The remarkable thing is that a few days after the reopening of our pubs (or at least some of them) I have not even been tempted to venture out, and at this point in time I think I will leave it until what they call the ‘wet’ pubs – which are those who don’t serve food – are open again.

However, it is great news for everyone that businesses are reopening all over the place and that commercial life is starting all over again.

All I hope is that people don’t jump to the wrong conclusions and think the scare is all over. It most certainly is not. Places all over the world are paying the price for easing up on the necessary restrictions. All I can hope is that we don’t undo all the good that has been done over the last few months. The message still has to be: wash the hands and stay safe.

 

And finally…a

farewell to Joseph

 

Finally for this week, a couple of weeks ago our local area was greatly saddened at the death of Joseph O’Roarke from Coalpits, Creggs, who passed away after a long, brave battle with illness. Joe was a noted athlete in his young days, before leaving for London where he was to spend most of his working life in Tottenham.

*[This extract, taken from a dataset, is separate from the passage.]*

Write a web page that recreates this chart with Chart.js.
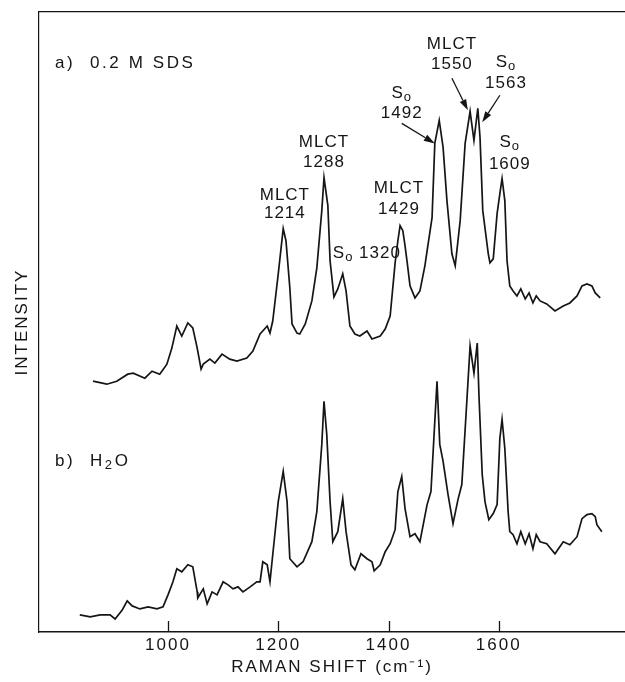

He never forgot his roots, and was a regular and popular visitor to his native village. Covid-19 meant the local population couldn’t attend his funeral, but in testimony to the esteem in which he and his grieving family were held, a large number of people stood in silence outside the church and on the roadside as Joe made his final journey to Kilbegnet graveyard.

It can truly be said that he was a larger than life character, and he was way too young to die, so all I can do is sympathise sincerely with his brothers and sister and all his other relations and friends. May he rest in peace.